[Short problem]
Give the number of lines in the records below that include "file". Reply with that number alone.

--- Begin Supplied material ---

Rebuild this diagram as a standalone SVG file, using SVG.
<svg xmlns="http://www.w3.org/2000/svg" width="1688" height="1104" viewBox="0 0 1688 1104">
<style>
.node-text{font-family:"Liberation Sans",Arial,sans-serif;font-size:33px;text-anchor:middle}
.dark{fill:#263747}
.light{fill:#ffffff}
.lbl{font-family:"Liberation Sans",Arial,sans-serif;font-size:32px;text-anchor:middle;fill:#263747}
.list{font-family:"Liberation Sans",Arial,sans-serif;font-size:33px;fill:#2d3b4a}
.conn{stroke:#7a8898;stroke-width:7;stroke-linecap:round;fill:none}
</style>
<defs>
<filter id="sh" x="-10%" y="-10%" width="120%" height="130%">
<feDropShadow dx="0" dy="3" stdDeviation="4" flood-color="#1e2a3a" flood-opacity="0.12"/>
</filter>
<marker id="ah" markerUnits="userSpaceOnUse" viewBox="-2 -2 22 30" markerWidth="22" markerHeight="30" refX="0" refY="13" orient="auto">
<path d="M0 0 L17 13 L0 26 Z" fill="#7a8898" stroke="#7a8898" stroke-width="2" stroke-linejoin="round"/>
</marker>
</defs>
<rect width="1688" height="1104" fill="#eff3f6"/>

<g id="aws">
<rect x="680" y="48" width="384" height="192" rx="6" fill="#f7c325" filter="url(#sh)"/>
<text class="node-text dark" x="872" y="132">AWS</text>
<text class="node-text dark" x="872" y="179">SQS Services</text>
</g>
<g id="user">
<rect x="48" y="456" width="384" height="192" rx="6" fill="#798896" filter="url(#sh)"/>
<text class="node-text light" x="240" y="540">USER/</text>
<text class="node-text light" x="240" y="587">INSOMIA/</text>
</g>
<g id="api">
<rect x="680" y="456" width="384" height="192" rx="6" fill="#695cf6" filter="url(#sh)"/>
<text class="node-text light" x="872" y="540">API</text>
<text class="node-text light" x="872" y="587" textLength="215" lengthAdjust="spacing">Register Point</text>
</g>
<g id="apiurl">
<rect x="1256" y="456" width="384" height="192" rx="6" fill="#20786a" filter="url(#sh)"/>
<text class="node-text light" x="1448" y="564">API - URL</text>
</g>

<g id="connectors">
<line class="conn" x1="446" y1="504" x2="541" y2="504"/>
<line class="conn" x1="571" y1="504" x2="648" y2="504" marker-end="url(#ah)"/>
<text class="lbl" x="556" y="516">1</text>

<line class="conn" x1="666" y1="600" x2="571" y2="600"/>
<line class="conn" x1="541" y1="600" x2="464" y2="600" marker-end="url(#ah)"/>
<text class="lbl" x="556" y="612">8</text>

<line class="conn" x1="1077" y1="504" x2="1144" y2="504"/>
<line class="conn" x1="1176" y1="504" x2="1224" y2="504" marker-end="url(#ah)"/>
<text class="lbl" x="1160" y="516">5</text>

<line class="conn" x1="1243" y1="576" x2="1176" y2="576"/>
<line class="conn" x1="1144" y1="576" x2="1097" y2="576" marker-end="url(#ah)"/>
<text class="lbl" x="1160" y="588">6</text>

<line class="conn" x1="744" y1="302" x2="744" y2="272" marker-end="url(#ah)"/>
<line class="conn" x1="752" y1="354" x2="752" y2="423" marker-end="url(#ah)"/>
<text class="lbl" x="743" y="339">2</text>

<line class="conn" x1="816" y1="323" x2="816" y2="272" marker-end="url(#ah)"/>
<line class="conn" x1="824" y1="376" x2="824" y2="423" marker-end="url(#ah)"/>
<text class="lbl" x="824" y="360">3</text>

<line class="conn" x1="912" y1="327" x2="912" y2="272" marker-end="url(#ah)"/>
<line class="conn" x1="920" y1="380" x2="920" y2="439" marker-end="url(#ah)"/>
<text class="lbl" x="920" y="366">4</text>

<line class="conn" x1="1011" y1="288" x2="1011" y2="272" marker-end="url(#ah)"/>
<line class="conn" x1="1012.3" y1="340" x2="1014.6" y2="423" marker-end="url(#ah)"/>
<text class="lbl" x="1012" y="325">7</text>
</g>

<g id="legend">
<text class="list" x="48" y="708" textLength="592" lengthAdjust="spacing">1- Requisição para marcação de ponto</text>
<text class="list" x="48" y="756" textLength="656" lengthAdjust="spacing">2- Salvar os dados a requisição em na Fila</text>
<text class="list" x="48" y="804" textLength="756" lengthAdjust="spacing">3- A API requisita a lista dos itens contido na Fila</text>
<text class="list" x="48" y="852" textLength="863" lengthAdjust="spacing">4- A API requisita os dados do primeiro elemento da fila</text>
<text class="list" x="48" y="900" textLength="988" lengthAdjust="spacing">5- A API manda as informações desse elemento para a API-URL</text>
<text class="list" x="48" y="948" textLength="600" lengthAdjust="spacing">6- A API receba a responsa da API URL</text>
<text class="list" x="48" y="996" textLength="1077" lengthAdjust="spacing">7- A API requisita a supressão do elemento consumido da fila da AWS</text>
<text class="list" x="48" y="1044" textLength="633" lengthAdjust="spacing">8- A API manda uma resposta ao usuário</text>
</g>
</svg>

--- End Supplied material ---
--- Begin Supplied material ---

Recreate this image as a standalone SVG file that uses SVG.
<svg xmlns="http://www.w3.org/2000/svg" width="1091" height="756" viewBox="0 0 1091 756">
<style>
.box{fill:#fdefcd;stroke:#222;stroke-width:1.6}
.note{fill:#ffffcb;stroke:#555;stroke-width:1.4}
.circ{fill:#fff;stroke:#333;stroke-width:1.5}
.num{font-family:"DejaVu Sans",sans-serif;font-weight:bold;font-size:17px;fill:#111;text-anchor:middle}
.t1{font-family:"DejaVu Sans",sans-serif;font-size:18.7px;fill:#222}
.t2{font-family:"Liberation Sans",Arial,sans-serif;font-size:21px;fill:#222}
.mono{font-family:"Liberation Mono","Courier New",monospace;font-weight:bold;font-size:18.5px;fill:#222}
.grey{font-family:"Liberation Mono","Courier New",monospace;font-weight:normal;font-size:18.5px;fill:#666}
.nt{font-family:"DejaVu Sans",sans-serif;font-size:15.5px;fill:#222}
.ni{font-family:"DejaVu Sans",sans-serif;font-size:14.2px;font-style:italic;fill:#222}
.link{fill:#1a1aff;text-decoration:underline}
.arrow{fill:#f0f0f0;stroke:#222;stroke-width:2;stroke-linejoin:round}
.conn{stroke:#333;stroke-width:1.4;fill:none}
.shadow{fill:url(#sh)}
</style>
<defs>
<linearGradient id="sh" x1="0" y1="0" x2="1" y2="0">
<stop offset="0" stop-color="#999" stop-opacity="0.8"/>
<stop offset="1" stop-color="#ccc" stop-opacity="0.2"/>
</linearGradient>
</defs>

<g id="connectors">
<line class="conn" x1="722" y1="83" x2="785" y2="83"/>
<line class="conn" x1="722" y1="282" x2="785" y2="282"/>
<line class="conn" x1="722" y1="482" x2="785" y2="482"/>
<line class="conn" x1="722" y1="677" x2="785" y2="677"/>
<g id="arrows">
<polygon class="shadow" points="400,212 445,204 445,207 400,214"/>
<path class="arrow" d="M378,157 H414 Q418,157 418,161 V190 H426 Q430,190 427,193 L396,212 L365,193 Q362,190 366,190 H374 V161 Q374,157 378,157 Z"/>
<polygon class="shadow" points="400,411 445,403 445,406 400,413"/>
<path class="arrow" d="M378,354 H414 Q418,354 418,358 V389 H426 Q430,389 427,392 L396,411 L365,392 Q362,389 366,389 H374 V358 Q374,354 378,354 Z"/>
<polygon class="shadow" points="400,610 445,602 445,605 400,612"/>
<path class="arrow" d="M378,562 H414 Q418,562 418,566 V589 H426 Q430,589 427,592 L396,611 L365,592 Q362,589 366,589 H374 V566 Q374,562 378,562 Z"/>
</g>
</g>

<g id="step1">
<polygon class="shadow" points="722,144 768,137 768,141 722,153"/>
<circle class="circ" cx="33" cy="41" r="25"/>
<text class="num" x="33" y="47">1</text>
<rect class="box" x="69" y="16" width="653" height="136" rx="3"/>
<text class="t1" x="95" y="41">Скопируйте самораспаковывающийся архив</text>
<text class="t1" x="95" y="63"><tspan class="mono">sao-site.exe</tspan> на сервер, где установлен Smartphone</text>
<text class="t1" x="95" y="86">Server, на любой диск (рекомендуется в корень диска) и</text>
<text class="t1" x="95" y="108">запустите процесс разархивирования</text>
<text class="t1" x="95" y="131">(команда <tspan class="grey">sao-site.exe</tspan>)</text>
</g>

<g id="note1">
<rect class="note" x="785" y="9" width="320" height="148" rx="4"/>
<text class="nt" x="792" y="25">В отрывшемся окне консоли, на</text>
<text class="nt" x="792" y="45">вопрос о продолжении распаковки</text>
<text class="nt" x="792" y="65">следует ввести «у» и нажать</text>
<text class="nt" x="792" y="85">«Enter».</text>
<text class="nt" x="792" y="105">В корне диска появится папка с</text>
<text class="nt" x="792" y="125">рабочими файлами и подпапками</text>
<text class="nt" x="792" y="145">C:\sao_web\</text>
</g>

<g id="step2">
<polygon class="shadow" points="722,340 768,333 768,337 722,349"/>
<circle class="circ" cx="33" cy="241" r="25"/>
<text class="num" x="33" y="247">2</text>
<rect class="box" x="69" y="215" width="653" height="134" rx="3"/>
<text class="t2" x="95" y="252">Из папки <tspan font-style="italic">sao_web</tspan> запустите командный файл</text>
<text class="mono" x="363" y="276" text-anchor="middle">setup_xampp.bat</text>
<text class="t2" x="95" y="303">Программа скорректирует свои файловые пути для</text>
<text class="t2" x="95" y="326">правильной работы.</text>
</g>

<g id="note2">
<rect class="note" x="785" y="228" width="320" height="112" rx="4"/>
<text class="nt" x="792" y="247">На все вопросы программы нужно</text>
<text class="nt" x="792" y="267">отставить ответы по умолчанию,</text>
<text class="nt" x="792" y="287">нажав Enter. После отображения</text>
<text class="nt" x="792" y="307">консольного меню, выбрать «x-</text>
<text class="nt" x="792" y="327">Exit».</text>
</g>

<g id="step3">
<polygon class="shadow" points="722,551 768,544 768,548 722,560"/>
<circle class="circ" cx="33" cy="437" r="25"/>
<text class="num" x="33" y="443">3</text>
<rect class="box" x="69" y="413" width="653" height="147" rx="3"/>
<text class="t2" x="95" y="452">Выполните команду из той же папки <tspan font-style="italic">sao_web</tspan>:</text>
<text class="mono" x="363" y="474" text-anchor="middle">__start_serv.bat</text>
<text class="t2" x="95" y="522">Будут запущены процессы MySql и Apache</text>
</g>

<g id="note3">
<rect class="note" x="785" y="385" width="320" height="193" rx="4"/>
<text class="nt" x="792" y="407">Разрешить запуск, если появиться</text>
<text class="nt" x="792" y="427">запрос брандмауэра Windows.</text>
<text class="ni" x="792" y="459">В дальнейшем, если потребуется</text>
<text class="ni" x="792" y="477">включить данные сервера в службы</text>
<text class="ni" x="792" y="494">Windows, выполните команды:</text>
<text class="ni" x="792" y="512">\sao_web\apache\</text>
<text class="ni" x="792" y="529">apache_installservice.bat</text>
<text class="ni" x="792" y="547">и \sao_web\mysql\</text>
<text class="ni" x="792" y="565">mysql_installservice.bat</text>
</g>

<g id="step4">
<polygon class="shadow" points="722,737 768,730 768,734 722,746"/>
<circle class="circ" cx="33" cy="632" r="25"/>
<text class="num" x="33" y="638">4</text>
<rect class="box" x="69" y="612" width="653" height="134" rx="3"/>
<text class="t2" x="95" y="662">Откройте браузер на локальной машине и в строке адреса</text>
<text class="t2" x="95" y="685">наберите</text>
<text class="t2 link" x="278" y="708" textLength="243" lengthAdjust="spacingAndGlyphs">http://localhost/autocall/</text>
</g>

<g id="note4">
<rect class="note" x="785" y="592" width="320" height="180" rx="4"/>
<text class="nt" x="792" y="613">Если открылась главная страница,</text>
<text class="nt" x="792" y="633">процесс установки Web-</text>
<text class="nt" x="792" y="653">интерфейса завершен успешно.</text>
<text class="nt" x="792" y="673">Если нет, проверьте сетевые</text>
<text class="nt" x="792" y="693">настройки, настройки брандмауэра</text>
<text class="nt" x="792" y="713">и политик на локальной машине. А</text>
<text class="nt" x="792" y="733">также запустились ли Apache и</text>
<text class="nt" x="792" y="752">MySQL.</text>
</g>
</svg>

--- End Supplied material ---

[Exercise response]
2